In this exercise we will look at how we can use publicly available data to describe the current weather in Bergen, how weather patterns vary over time, and space, and what are the uncertainties associated with our descriptions of the weather.


### How does this exercise work?

Similar to the previous module, this exercise is a [Jupyter](https://jupyter.org/) notebook. A Jupyter notebook contains a mix of text blocks and [Python](https://www.python.org/) code blocks that you can run yourself. The text blocks are used to explain the data analysis workflow of this exercise. The data analysis itself is performed in blocks of Python code. The Python code blocks contain a mix of actual code and comments, which start with `#` and which describe what each line of code below does.

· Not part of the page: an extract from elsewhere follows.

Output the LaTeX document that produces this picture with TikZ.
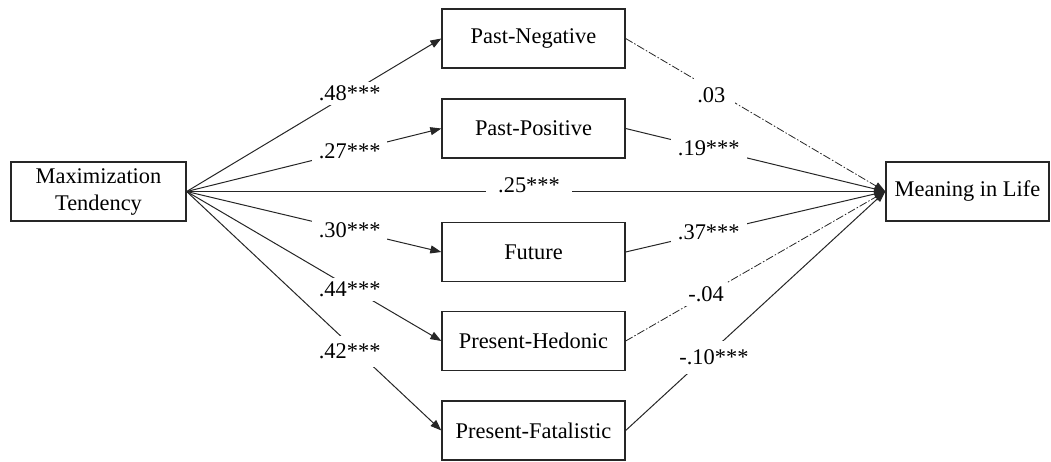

We will run this notebook in [Google Colab](https://colab.research.google.com/). Google Colab gives us the opportunity to run this notebook online and in a web browser, which is the easiest way to complete this exercise.

Note: If you prefer not to use Google Colab then you can also run this notebook on your own computer. This requires installing Python and Jupyter on your own machine. The easiest to get things running is to install the Python distribution [Anaconda](https://www.anaconda.com/download/) (notice the odd preference for snake names in the Python world!). This may require a bit more fiddling, but your instructors for this exercise are happy to help out.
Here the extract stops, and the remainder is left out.